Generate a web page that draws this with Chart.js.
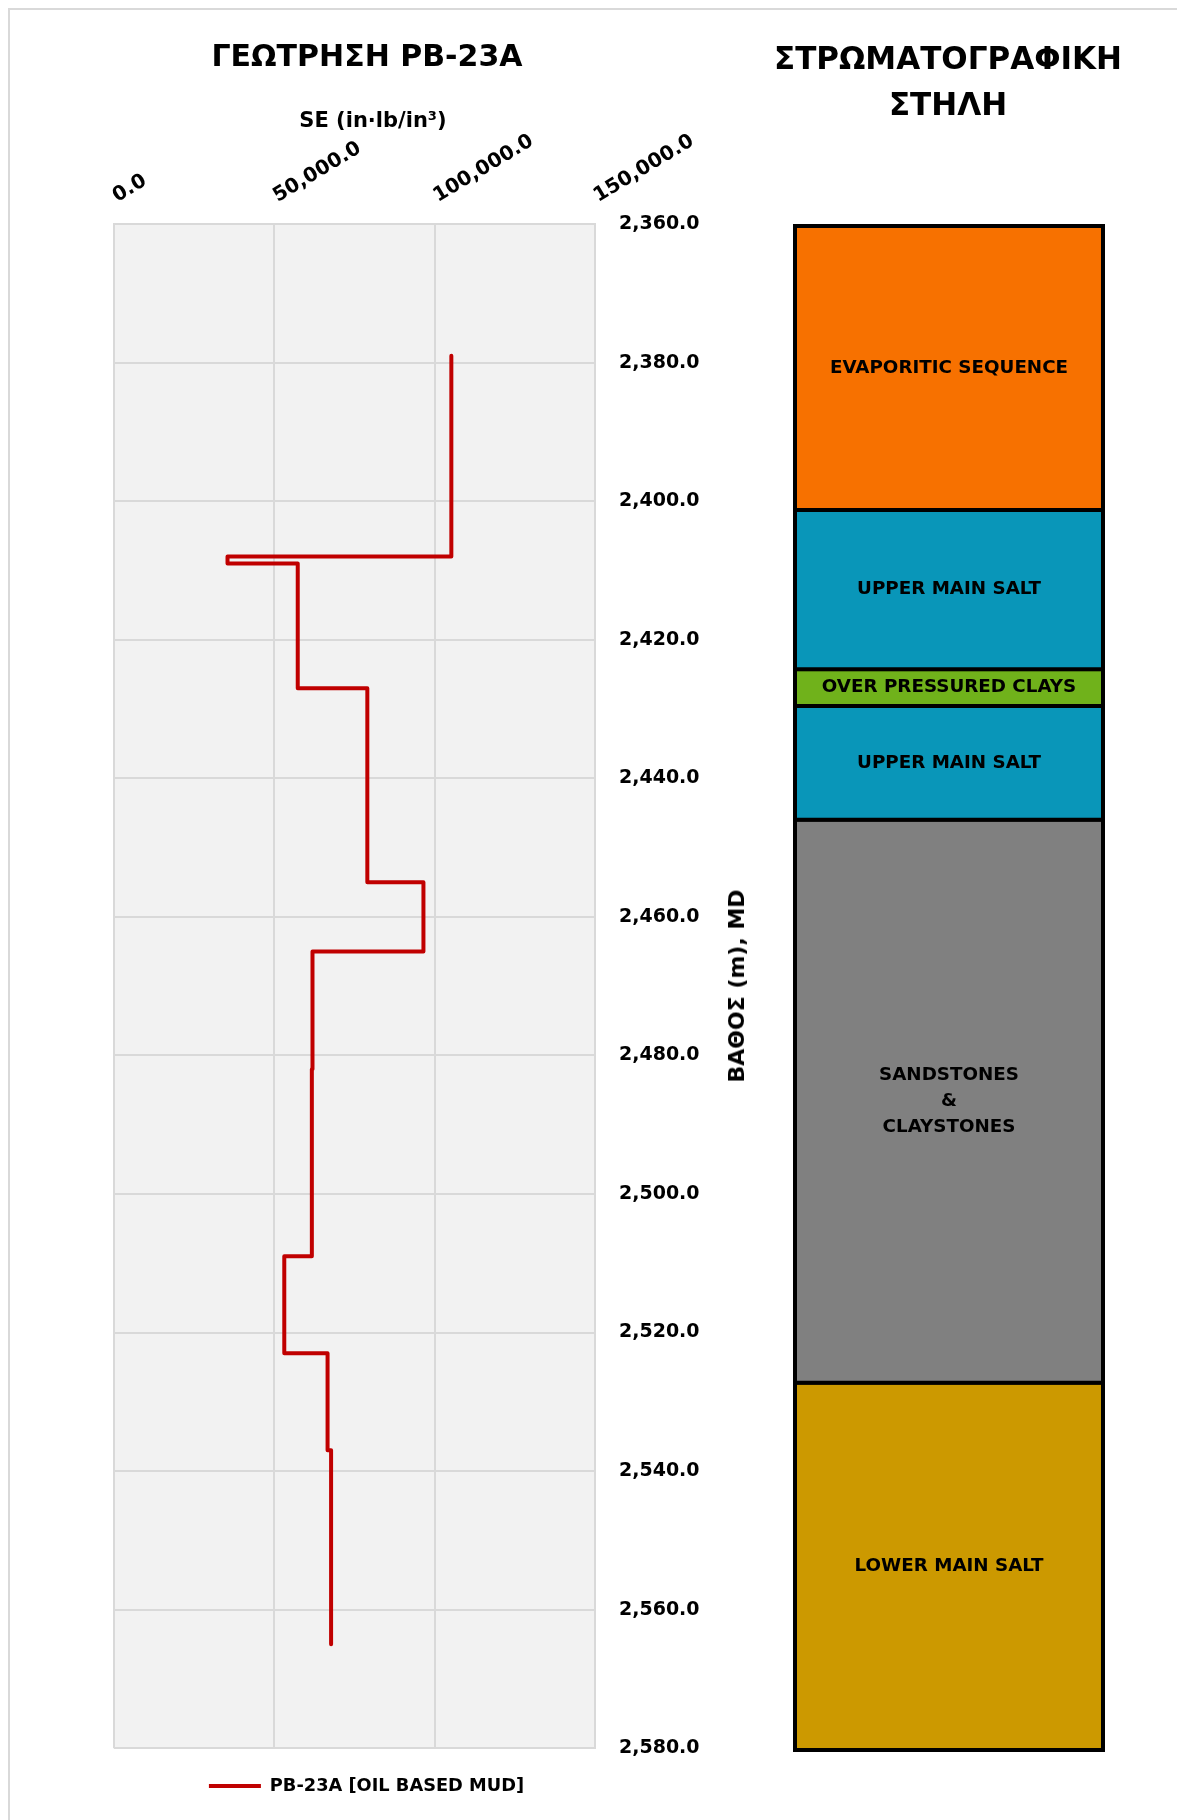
<!DOCTYPE html>
<html lang="el">
<head>
<meta charset="utf-8">
<title>ΓΕΩΤΡΗΣΗ PB-23A</title>
<script src="https://cdn.jsdelivr.net/npm/chart.js@4/dist/chart.umd.min.js"></script>
<style>
  html, body { margin: 0; padding: 0; background: #fff; }
  body { position: relative; width: 1177px; height: 1820px; overflow: hidden;
         font-family: "DejaVu Sans", sans-serif; font-weight: bold; color: #000; }
  .frame { position: absolute; left: 8px; top: 8px; width: 1200px; height: 1840px;
           border: 2px solid #D9D9D9; box-sizing: border-box; }
  .txt { position: absolute; transform: translate(-50%, -50%); white-space: nowrap;
         line-height: 1; text-align: center; }
  canvas { position: absolute; top: 0; }
</style>
</head>
<body>
<div class="frame"></div>
<canvas id="log" width="780" height="1820" style="left:0"></canvas>
<canvas id="strat" width="397" height="1820" style="left:780px"></canvas>

<div class="txt" style="left:367px; top:56px; font-size:30px;">ΓΕΩΤΡΗΣΗ PB-23A</div>
<div class="txt" style="left:373px; top:120px; font-size:21px;">SE (in·lb/in³)</div>
<div class="txt" style="left:948px; top:58px; font-size:31px;">ΣΤΡΩΜΑΤΟΓΡΑΦΙΚΗ</div>
<div class="txt" style="left:948px; top:104px; font-size:31px;">ΣΤΗΛΗ</div>
<div class="txt" style="left:737px; top:986px; font-size:22px; transform: translate(-50%, -50%) rotate(-90deg);">ΒΑΘΟΣ (m), MD</div>

<script>
// ---- Specific energy log, PB-23A (oil based mud) ----
// Each interval: top depth, base depth (m MD) and its SE value (in·lb/in³)
const intervalTop  = [2379, 2408, 2409, 2427, 2455, 2465, 2482, 2509, 2523, 2537];
const intervalBase = [2408, 2409, 2427, 2455, 2465, 2482, 2509, 2523, 2537, 2565];
const seValues     = [105200, 35400, 57300, 79000, 96500, 61900, 61700, 53100, 66600, 67700];
const seriesName   = 'PB-23A [OIL BASED MUD]';

// Axis ticks
const seTicks    = [0, 50000, 100000, 150000];
const depthTicks = [2360, 2380, 2400, 2420, 2440, 2460, 2480, 2500, 2520, 2540, 2560, 2580];

// ---- Stratigraphic column ----
const layerNames  = ['EVAPORITIC SEQUENCE', 'UPPER MAIN SALT', 'OVER PRESSURED CLAYS',
                     'UPPER MAIN SALT', 'SANDSTONES\n&\nCLAYSTONES', 'LOWER MAIN SALT'];
const layerTop    = [2360, 2401, 2424, 2429.3, 2445.7, 2527];
const layerBase   = [2401, 2424, 2429.3, 2445.7, 2527, 2580];
const layerColors = ['#F77100', '#0996B9', '#70B21B', '#0996B9', '#808080', '#CC9900'];

Chart.defaults.font.family = '"DejaVu Sans", sans-serif';
Chart.defaults.font.weight = 'bold';
Chart.defaults.color = '#000';

const fmt1 = v => Number(v).toLocaleString('en-US', { minimumFractionDigits: 1, maximumFractionDigits: 1 });

// Step profile: each interval is a vertical segment, joined by horizontal jumps
const stepPoints = [];
seValues.forEach((v, i) => {
  stepPoints.push({ x: v, y: intervalTop[i] });
  stepPoints.push({ x: v, y: intervalBase[i] });
});

const plotBackground = {
  id: 'plotBackground',
  beforeDraw(chart) {
    const { ctx, chartArea: a } = chart;
    ctx.save();
    ctx.fillStyle = '#F2F2F2';
    ctx.fillRect(a.left, a.top, a.right - a.left, a.bottom - a.top);
    ctx.restore();
  }
};

// Nudge the legend box a little to the right of the plot centre
const legendShift = {
  id: 'legendShift',
  afterLayout(chart) {
    if (chart.legend) {
      chart.legend.left += 12;
      chart.legend.right += 12;
    }
  }
};

new Chart(document.getElementById('log'), {
  type: 'scatter',
  data: {
    datasets: [{
      label: seriesName,
      data: stepPoints,
      showLine: true,
      borderColor: '#C00000',
      backgroundColor: '#C00000',
      borderWidth: 4,
      pointRadius: 0,
      pointHoverRadius: 0,
      borderJoinStyle: 'round',
      borderCapStyle: 'round',
      pointStyle: 'line'
    }]
  },
  options: {
    responsive: false,
    animation: false,
    events: [],
    layout: { padding: { left: 114, right: 65, top: 0, bottom: 15 } },
    scales: {
      x: {
        type: 'linear',
        position: 'top',
        min: seTicks[0],
        max: seTicks[seTicks.length - 1],
        afterBuildTicks: s => { s.ticks = seTicks.map(v => ({ value: v })); },
        afterFit: s => { s.height = 224; },
        grid: { color: '#D9D9D9', lineWidth: 2, drawTicks: false },
        border: { display: true, color: '#D9D9D9', width: 2 },
        ticks: {
          minRotation: 31, maxRotation: 31, padding: 16, labelOffset: 13,
          font: { size: 20, weight: 'bold' },
          callback: v => fmt1(v)
        }
      },
      y: {
        type: 'linear',
        position: 'right',
        reverse: true,
        min: depthTicks[0],
        max: depthTicks[depthTicks.length - 1],
        afterBuildTicks: s => { s.ticks = depthTicks.map(v => ({ value: v })); },
        afterFit: s => { s.width = 120; },
        grid: { color: '#D9D9D9', lineWidth: 2, drawTicks: false },
        border: { display: true, color: '#D9D9D9', width: 2 },
        ticks: {
          padding: 24,
          font: { size: 19, weight: 'bold' },
          callback: v => fmt1(v)
        }
      }
    },
    plugins: {
      legend: {
        position: 'bottom',
        fullSize: false,
        labels: {
          usePointStyle: true,
          pointStyleWidth: 52,
          padding: 29,
          color: '#000',
          font: { size: 17.8, weight: 'bold' }
        }
      },
      tooltip: { enabled: false }
    }
  },
  plugins: [plotBackground, legendShift]
});

// Layer names centred inside each bar of the column
const layerLabels = {
  id: 'layerLabels',
  afterDatasetsDraw(chart) {
    const { ctx } = chart;
    ctx.save();
    ctx.fillStyle = '#000';
    ctx.font = 'bold 18.3px "DejaVu Sans", sans-serif';
    ctx.textAlign = 'center';
    ctx.textBaseline = 'middle';
    chart.data.datasets.forEach((ds, i) => {
      const bar = chart.getDatasetMeta(i).data[0];
      const cy = (bar.y + bar.base) / 2;
      const lines = ds.label.split('\n');
      const step = 26;
      lines.forEach((ln, k) => {
        ctx.fillText(ln, bar.x, cy + (k - (lines.length - 1) / 2) * step);
      });
    });
    ctx.restore();
  }
};

new Chart(document.getElementById('strat'), {
  type: 'bar',
  data: {
    labels: ['column'],
    datasets: layerNames.map((name, i) => ({
      label: name,
      data: [[layerTop[i], layerBase[i]]],
      backgroundColor: layerColors[i],
      borderColor: '#000',
      borderWidth: 4,
      borderSkipped: false,
      inflateAmount: 2,
      grouped: false,
      barPercentage: 1,
      categoryPercentage: 1,
      clip: false
    }))
  },
  options: {
    responsive: false,
    animation: false,
    events: [],
    layout: { padding: { left: 15, right: 74, top: 226, bottom: 70 } },
    scales: {
      x: { display: false },
      y: {
        display: false,
        reverse: true,
        min: depthTicks[0],
        max: depthTicks[depthTicks.length - 1]
      }
    },
    plugins: { legend: { display: false }, tooltip: { enabled: false } }
  },
  plugins: [layerLabels]
});
</script>
</body>
</html>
+ + +
- [Set task]:
Write out the data precisely as given, excluding the pictures.

- [Problem solution]:
Generate a web page that draws this with Chart.js.
<!DOCTYPE html>
<html lang="el">
<head>
<meta charset="utf-8">
<title>ΓΕΩΤΡΗΣΗ PB-23A</title>
<script src="https://cdn.jsdelivr.net/npm/chart.js@4/dist/chart.umd.min.js"></script>
<style>
  html, body { margin: 0; padding: 0; background: #fff; }
  body { position: relative; width: 1177px; height: 1820px; overflow: hidden;
         font-family: "DejaVu Sans", sans-serif; font-weight: bold; color: #000; }
  .frame { position: absolute; left: 8px; top: 8px; width: 1200px; height: 1840px;
           border: 2px solid #D9D9D9; box-sizing: border-box; }
  .txt { position: absolute; transform: translate(-50%, -50%); white-space: nowrap;
         line-height: 1; text-align: center; }
  canvas { position: absolute; top: 0; }
</style>
</head>
<body>
<div class="frame"></div>
<canvas id="log" width="780" height="1820" style="left:0"></canvas>
<canvas id="strat" width="397" height="1820" style="left:780px"></canvas>

<div class="txt" style="left:367px; top:56px; font-size:30px;">ΓΕΩΤΡΗΣΗ PB-23A</div>
<div class="txt" style="left:373px; top:120px; font-size:21px;">SE (in·lb/in³)</div>
<div class="txt" style="left:948px; top:58px; font-size:31px;">ΣΤΡΩΜΑΤΟΓΡΑΦΙΚΗ</div>
<div class="txt" style="left:948px; top:104px; font-size:31px;">ΣΤΗΛΗ</div>
<div class="txt" style="left:737px; top:986px; font-size:22px; transform: translate(-50%, -50%) rotate(-90deg);">ΒΑΘΟΣ (m), MD</div>

<script>
// ---- Specific energy log, PB-23A (oil based mud) ----
// Each interval: top depth, base depth (m MD) and its SE value (in·lb/in³)
const intervalTop  = [2379, 2408, 2409, 2427, 2455, 2465, 2482, 2509, 2523, 2537];
const intervalBase = [2408, 2409, 2427, 2455, 2465, 2482, 2509, 2523, 2537, 2565];
const seValues     = [105200, 35400, 57300, 79000, 96500, 61900, 61700, 53100, 66600, 67700];
const seriesName   = 'PB-23A [OIL BASED MUD]';

// Axis ticks
const seTicks    = [0, 50000, 100000, 150000];
const depthTicks = [2360, 2380, 2400, 2420, 2440, 2460, 2480, 2500, 2520, 2540, 2560, 2580];

// ---- Stratigraphic column ----
const layerNames  = ['EVAPORITIC SEQUENCE', 'UPPER MAIN SALT', 'OVER PRESSURED CLAYS',
                     'UPPER MAIN SALT', 'SANDSTONES\n&\nCLAYSTONES', 'LOWER MAIN SALT'];
const layerTop    = [2360, 2401, 2424, 2429.3, 2445.7, 2527];
const layerBase   = [2401, 2424, 2429.3, 2445.7, 2527, 2580];
const layerColors = ['#F77100', '#0996B9', '#70B21B', '#0996B9', '#808080', '#CC9900'];

Chart.defaults.font.family = '"DejaVu Sans", sans-serif';
Chart.defaults.font.weight = 'bold';
Chart.defaults.color = '#000';

const fmt1 = v => Number(v).toLocaleString('en-US', { minimumFractionDigits: 1, maximumFractionDigits: 1 });

// Step profile: each interval is a vertical segment, joined by horizontal jumps
const stepPoints = [];
seValues.forEach((v, i) => {
  stepPoints.push({ x: v, y: intervalTop[i] });
  stepPoints.push({ x: v, y: intervalBase[i] });
});

const plotBackground = {
  id: 'plotBackground',
  beforeDraw(chart) {
    const { ctx, chartArea: a } = chart;
    ctx.save();
    ctx.fillStyle = '#F2F2F2';
    ctx.fillRect(a.left, a.top, a.right - a.left, a.bottom - a.top);
    ctx.restore();
  }
};

// Nudge the legend box a little to the right of the plot centre
const legendShift = {
  id: 'legendShift',
  afterLayout(chart) {
    if (chart.legend) {
      chart.legend.left += 12;
      chart.legend.right += 12;
    }
  }
};

new Chart(document.getElementById('log'), {
  type: 'scatter',
  data: {
    datasets: [{
      label: seriesName,
      data: stepPoints,
      showLine: true,
      borderColor: '#C00000',
      backgroundColor: '#C00000',
      borderWidth: 4,
      pointRadius: 0,
      pointHoverRadius: 0,
      borderJoinStyle: 'round',
      borderCapStyle: 'round',
      pointStyle: 'line'
    }]
  },
  options: {
    responsive: false,
    animation: false,
    events: [],
    layout: { padding: { left: 114, right: 65, top: 0, bottom: 15 } },
    scales: {
      x: {
        type: 'linear',
        position: 'top',
        min: seTicks[0],
        max: seTicks[seTicks.length - 1],
        afterBuildTicks: s => { s.ticks = seTicks.map(v => ({ value: v })); },
        afterFit: s => { s.height = 224; },
        grid: { color: '#D9D9D9', lineWidth: 2, drawTicks: false },
        border: { display: true, color: '#D9D9D9', width: 2 },
        ticks: {
          minRotation: 31, maxRotation: 31, padding: 16, labelOffset: 13,
          font: { size: 20, weight: 'bold' },
          callback: v => fmt1(v)
        }
      },
      y: {
        type: 'linear',
        position: 'right',
        reverse: true,
        min: depthTicks[0],
        max: depthTicks[depthTicks.length - 1],
        afterBuildTicks: s => { s.ticks = depthTicks.map(v => ({ value: v })); },
        afterFit: s => { s.width = 120; },
        grid: { color: '#D9D9D9', lineWidth: 2, drawTicks: false },
        border: { display: true, color: '#D9D9D9', width: 2 },
        ticks: {
          padding: 24,
          font: { size: 19, weight: 'bold' },
          callback: v => fmt1(v)
        }
      }
    },
    plugins: {
      legend: {
        position: 'bottom',
        fullSize: false,
        labels: {
          usePointStyle: true,
          pointStyleWidth: 52,
          padding: 29,
          color: '#000',
          font: { size: 17.8, weight: 'bold' }
        }
      },
      tooltip: { enabled: false }
    }
  },
  plugins: [plotBackground, legendShift]
});

// Layer names centred inside each bar of the column
const layerLabels = {
  id: 'layerLabels',
  afterDatasetsDraw(chart) {
    const { ctx } = chart;
    ctx.save();
    ctx.fillStyle = '#000';
    ctx.font = 'bold 18.3px "DejaVu Sans", sans-serif';
    ctx.textAlign = 'center';
    ctx.textBaseline = 'middle';
    chart.data.datasets.forEach((ds, i) => {
      const bar = chart.getDatasetMeta(i).data[0];
      const cy = (bar.y + bar.base) / 2;
      const lines = ds.label.split('\n');
      const step = 26;
      lines.forEach((ln, k) => {
        ctx.fillText(ln, bar.x, cy + (k - (lines.length - 1) / 2) * step);
      });
    });
    ctx.restore();
  }
};

new Chart(document.getElementById('strat'), {
  type: 'bar',
  data: {
    labels: ['column'],
    datasets: layerNames.map((name, i) => ({
      label: name,
      data: [[layerTop[i], layerBase[i]]],
      backgroundColor: layerColors[i],
      borderColor: '#000',
      borderWidth: 4,
      borderSkipped: false,
      inflateAmount: 2,
      grouped: false,
      barPercentage: 1,
      categoryPercentage: 1,
      clip: false
    }))
  },
  options: {
    responsive: false,
    animation: false,
    events: [],
    layout: { padding: { left: 15, right: 74, top: 226, bottom: 70 } },
    scales: {
      x: { display: false },
      y: {
        display: false,
        reverse: true,
        min: depthTicks[0],
        max: depthTicks[depthTicks.length - 1]
      }
    },
    plugins: { legend: { display: false }, tooltip: { enabled: false } }
  },
  plugins: [layerLabels]
});
</script>
</body>
</html>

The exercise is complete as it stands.